With ASN.1, the protocol designer can view and describe the relevant information and its structure at a high level and need not be unduly concerned with how it is represented while in transit .Compilers can provide run-time code to convert an instance of user or protocol information to bits on the line.

ASN.1 comes into its own when the information being described is complex. This is because the language allows arbitrarily complex structures to be built up in a uniform way from simpler components, and ultimately from a few simple information types. ASN.1 is, in effect, a data definition language, allowing a designer to define the parameters in a protocol data unit without concern as to how they are encoded for transmission. He merely states a need for an Integer followed by text, followed by a floating point number, etc. They can be named and tagged such that two integers can be differentiated as meaning "filesize" or "record number", for example.

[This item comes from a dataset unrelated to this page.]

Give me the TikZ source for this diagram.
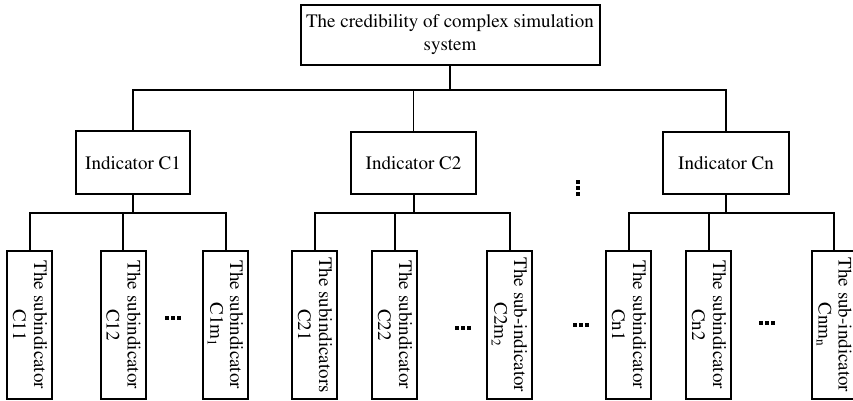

Given any ASN.1 description of a message, a representation can be derived mechanically by applying a set of encoding rules. While many such sets could be imagined, initially only a single set, the Basic Encoding Rules (BER), were standardised as a companion standard to ASN.1 itself. Subsequently two subsets of the basic rules have been approved. These are the Canonical and the Distinguished Encoding Rules. These are exact subsets of the BER, but where it has choices the subsets restrict these to a single possible encoding. In addition, a completely new set of encoding rules has been devised in response to the criticism that BER is highly inefficient, e.g., three bytes to encode a boolean. These are called the packed encoding rules

The "One" was added to the ASN name by ISO to leave open the future possibility of a better language for expressing abstract syntaxes. However, an "ASN.2", should it ever be considered necessary, will have to be significantly more powerful than ASN.1 to be worth inventing.

E.1.1 Abstract Syntax

To illustrate the concept of abstract syntax consider, for example, ameteorological station, which reports on the prevailing atmospheric conditions to a monitoring centre. At the monitoring centre, the information is input to a weather forecasting program.

With abstract syntax the concern is solely with the information conveyed between the application program running in the computer at the weather station and the application program running in the computer at the monitoring centre.

For different reasons, both programs need to "know" what information is included in a report. The application in the weather station needs to know so that it can create reports from the appropriate sensor readings. The application in the centre needs to know because it must be able to analyse reports and make weather forecasts.

This knowledge, which is essential for the programs to be written, is that of the abstractsyntax; the set of all possible (distinct) reports. The designer of the abstract syntax also defines the meaning of each possible report, and this allows the developers of the programs at each end to implement the appropriate actions.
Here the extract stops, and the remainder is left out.